Figure scripts
◇ ◇ ◇ ◇
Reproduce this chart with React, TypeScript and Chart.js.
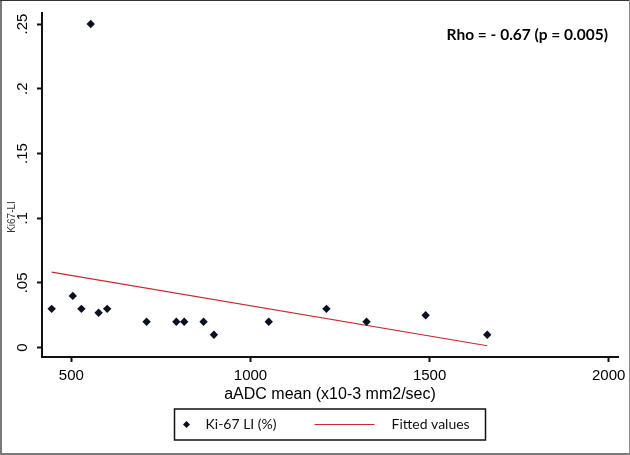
import React, { useEffect, useRef } from "react";
import { Chart, registerables } from "chart.js";

Chart.register(...registerables);

// Data
const adcValues = [445, 504, 528, 576, 600, 710, 793, 815, 869, 898, 1051, 1212, 1324, 1489, 1661, 554];
const ki67Values = [0.03, 0.04, 0.03, 0.027, 0.03, 0.02, 0.02, 0.02, 0.02, 0.01, 0.02, 0.03, 0.02, 0.025, 0.01, 0.25];
const fitX = [445, 1661];
const fitY = [0.0583, 0.0015];
const xTicks = [500, 1000, 1500, 2000];
const yTicks = [0, 0.05, 0.1, 0.15, 0.2, 0.25];
const yTickLabels = ["0", ".05", ".1", ".15", ".2", ".25"];
const seriesLabels = ["Ki-67 LI (%)", "Fitted values"];
const xTitle = "aADC mean (x10-3 mm2/sec)";
const yTitle = "Ki67-LI";
const annotationText = "Rho = - 0.67 (p = 0.005)";

const MARKER = "#0b1020";
const FIT = "#c8282e";
const SANS = "'Liberation Sans', Arial, sans-serif";
const CAL = "Lato, 'Open Sans', sans-serif";

const decorPlugin = {
  id: "decor",
  afterDraw(chart: any) {
    const ctx = chart.ctx;
    const area = chart.chartArea;
    const yScale = chart.scales.y;
    ctx.save();
    // y tick labels, rotated
    ctx.fillStyle = "#000";
    ctx.font = `15px ${SANS}`;
    ctx.textAlign = "center";
    ctx.textBaseline = "middle";
    yTicks.forEach((v, i) => {
      const py = yScale.getPixelForValue(v);
      ctx.save();
      ctx.translate(area.left - 19, py);
      ctx.rotate(-Math.PI / 2);
      ctx.fillText(yTickLabels[i], 0, 0);
      ctx.restore();
    });
    // y title
    ctx.save();
    ctx.font = `10px ${SANS}`;
    ctx.fillStyle = "#333";
    ctx.translate(12, (area.top + area.bottom) / 2 + 32);
    ctx.rotate(-Math.PI / 2);
    ctx.fillText(yTitle, 0, 0);
    ctx.restore();
    // annotation
    ctx.font = `bold 15.5px ${CAL}`;
    ctx.textAlign = "right";
    ctx.fillStyle = "#000";
    ctx.fillText(annotationText, area.right - 10, area.top + 22);
    // legend box
    const bw = 311;
    const bh = 31;
    const bx = (area.left + area.right) / 2 - bw / 2;
    const by = 409;
    ctx.lineWidth = 1.5;
    ctx.strokeStyle = "#111";
    ctx.strokeRect(bx, by, bw, bh);
    const cy = by + bh / 2;
    // marker entry
    ctx.fillStyle = MARKER;
    ctx.beginPath();
    ctx.moveTo(bx + 12, cy - 3.5);
    ctx.lineTo(bx + 15.5, cy);
    ctx.lineTo(bx + 12, cy + 3.5);
    ctx.lineTo(bx + 8.5, cy);
    ctx.closePath();
    ctx.fill();
    ctx.font = `14px ${CAL}`;
    ctx.textAlign = "left";
    ctx.fillStyle = "#111";
    ctx.fillText(chart.data.datasets[0].label, bx + 31, cy);
    ctx.strokeStyle = FIT;
    ctx.lineWidth = 1.2;
    ctx.beginPath();
    ctx.moveTo(bx + 140, cy);
    ctx.lineTo(bx + 200, cy);
    ctx.stroke();
    ctx.fillText(chart.data.datasets[1].label, bx + 217, cy);
    // outer frame
    ctx.fillStyle = "#7a7a7a";
    ctx.fillRect(0, 0, 2, chart.height);
    ctx.fillRect(0, chart.height - 2, chart.width, 2);
    ctx.fillStyle = "#333";
    ctx.fillRect(0, 0, chart.width, 1);
    ctx.fillStyle = "#888";
    ctx.fillRect(chart.width - 1, 0, 1, chart.height);
    ctx.restore();
  },
};

export default function App() {
  const ref = useRef<HTMLCanvasElement | null>(null);
  useEffect(() => {
    if (!ref.current) return;
    const scatter = adcValues.map((x, i) => ({ x, y: ki67Values[i] }));
    const fit = fitX.map((x, i) => ({ x, y: fitY[i] }));
    const chart = new Chart(ref.current, {
      type: "scatter",
      data: {
        datasets: [
          {
            label: seriesLabels[0],
            data: scatter,
            pointStyle: "rectRot",
            pointRadius: 4.2,
            backgroundColor: MARKER,
            borderColor: MARKER,
            borderWidth: 0,
          },
          {
            label: seriesLabels[1],
            data: fit,
            type: "line",
            showLine: true,
            pointRadius: 0,
            borderColor: FIT,
            borderWidth: 1.2,
            fill: false,
          } as any,
        ],
      },
      options: {
        responsive: false,
        animation: false,
        devicePixelRatio: 1,
        layout: { padding: { left: 0, top: 13, right: 12, bottom: 50 } },
        plugins: { legend: { display: false }, tooltip: { enabled: false } },
        scales: {
          x: {
            type: "linear",
            min: 418,
            max: 2026,
            afterBuildTicks: (s: any) => {
              s.ticks = xTicks.map((v) => ({ value: v }));
            },
            afterFit: (s: any) => {
              s.height = 48;
              s.paddingLeft = 0;
              s.paddingRight = 0;
            },
            ticks: {
              color: "#000",
              font: { family: SANS, size: 15 },
              padding: 5,
              maxRotation: 0,
              minRotation: 0,
              autoSkip: false,
              callback: (v: any) => String(v),
            },
            grid: {
              display: true,
              drawOnChartArea: false,
              drawTicks: true,
              tickLength: 5,
              tickWidth: 2,
              color: "#111",
            },
            border: { display: true, color: "#111", width: 2 },
            title: {
              display: true,
              text: xTitle,
              color: "#000",
              font: { family: SANS, size: 16 },
              padding: { top: 0, bottom: 0.4 },
            },
          },
          y: {
            type: "linear",
            min: -0.0072,
            max: 0.2585,
            afterBuildTicks: (s: any) => {
              s.ticks = yTicks.map((v) => ({ value: v }));
            },
            afterFit: (s: any) => {
              s.width = 42;
              s.paddingTop = 0;
              s.paddingBottom = 0;
            },
            ticks: { display: false },
            grid: {
              display: true,
              drawOnChartArea: false,
              drawTicks: true,
              tickLength: 5,
              tickWidth: 2,
              color: "#111",
            },
            border: { display: true, color: "#111", width: 2 },
          },
        },
      },
      plugins: [decorPlugin],
    });
    return () => chart.destroy();
  }, []);
  return (
    <div style={{ position: "fixed", left: 0, top: 0, width: 630, height: 455, background: "#fff" }}>
      <canvas ref={ref} width={630} height={455} />
    </div>
  );
}
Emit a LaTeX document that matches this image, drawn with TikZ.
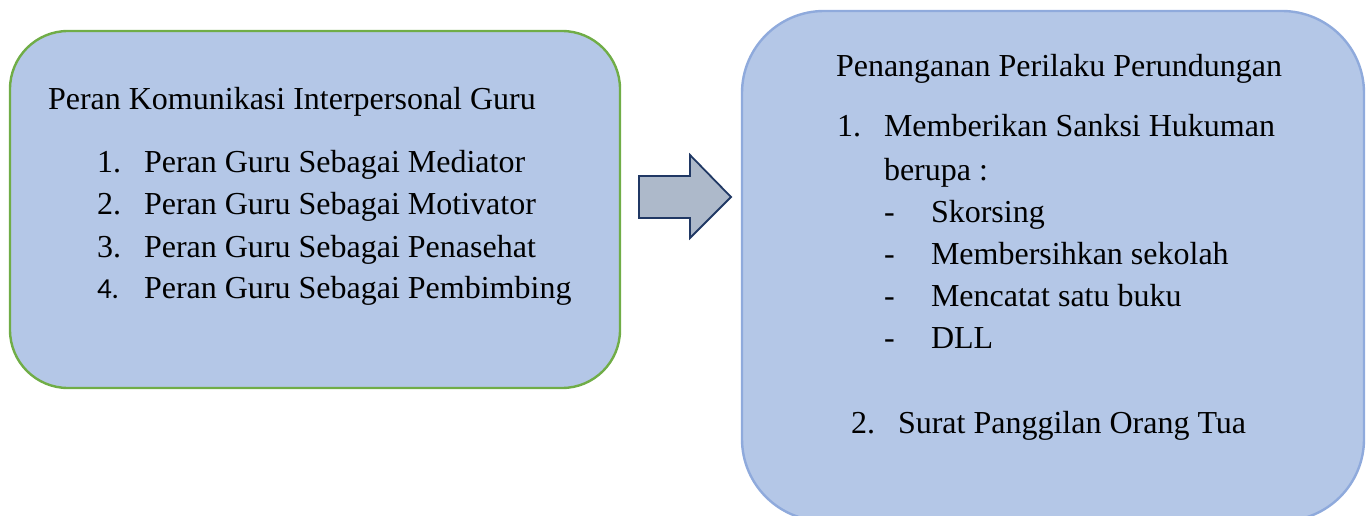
\documentclass[tikz,border=0pt]{standalone}
\usepackage{fontspec}
\setmainfont{Liberation Serif}
\newfontfamily\calib{Carlito}
\definecolor{boxfill}{HTML}{B4C7E7}
\definecolor{greenline}{HTML}{70AD47}
\definecolor{blueline}{HTML}{8FAADC}
\definecolor{arrowfill}{HTML}{ADB9CA}
\definecolor{arrowline}{HTML}{203864}
\tikzset{
  panel/.style={draw, fill=boxfill, line width=2.4pt, inner sep=0pt},
  txt/.style={anchor=base west, inner sep=0pt, outer sep=0pt, font=\fontsize{32}{38}\selectfont}
}
\begin{document}
\begin{tikzpicture}[x=1pt, y=-1pt]
\useasboundingbox (0,0) rectangle (1368,516);
\clip (0,0) rectangle (1368,516);
% left panel
\node[panel, draw=greenline, rounded corners=58pt, minimum width=610pt, minimum height=357pt] (left) at (315,209.5) {};
% right panel
\node[panel, draw=blueline, rounded corners=82pt, minimum width=622pt, minimum height=510pt] (right) at (1053,266) {};
% block arrow
\draw[fill=arrowfill, draw=arrowline, line width=1.8pt, line join=miter]
  (639,176) -- (690,176) -- (690,155) -- (731,197) -- (690,238) -- (690,218) -- (639,218) -- cycle;
% left text
\node[txt] (lt) at (48,110) {Peran Komunikasi Interpersonal Guru};
\node[txt] (ln1) at (97,172) {1.};
\node[txt] (li1) at (144,172) {Peran Guru Sebagai Mediator};
\node[txt] (ln2) at (97,214) {2.};
\node[txt] (li2) at (144,214) {Peran Guru Sebagai Motivator};
\node[txt] (ln3) at (97,257) {3.};
\node[txt] (li3) at (144,257) {Peran Guru Sebagai Penasehat};
\node[txt, font=\calib\fontsize{29}{36}\selectfont] (ln4) at (97,298) {4.};
\node[txt] (li4) at (144,298) {Peran Guru Sebagai Pembimbing};
% right text
\node[txt] (rt) at (836,77) {Penanganan Perilaku Perundungan};
\node[txt] (rn1) at (837,137) {1.};
\node[txt] (ri1) at (884,137) {Memberikan Sanksi Hukuman};
\node[txt] (ri1b) at (884,180) {berupa :};
\node[txt] (rd1) at (884,222) {-};
\node[txt] (rs1) at (931,222) {Skorsing};
\node[txt] (rd2) at (884,264) {-};
\node[txt] (rs2) at (931,264) {Membersihkan sekolah};
\node[txt] (rd3) at (884,306) {-};
\node[txt] (rs3) at (931,306) {Mencatat satu buku};
\node[txt] (rd4) at (884,348) {-};
\node[txt] (rs4) at (931,348) {DLL};
\node[txt] (rn2) at (851,433) {2.};
\node[txt] (ri2) at (898,433) {Surat Panggilan Orang Tua};
\end{tikzpicture}
\end{document}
◇ ◇ ◇ ◇
• _Task requirements_:
Determine the number of lines where the string "this" occurs, and give that number only.

• _Complete response_:
2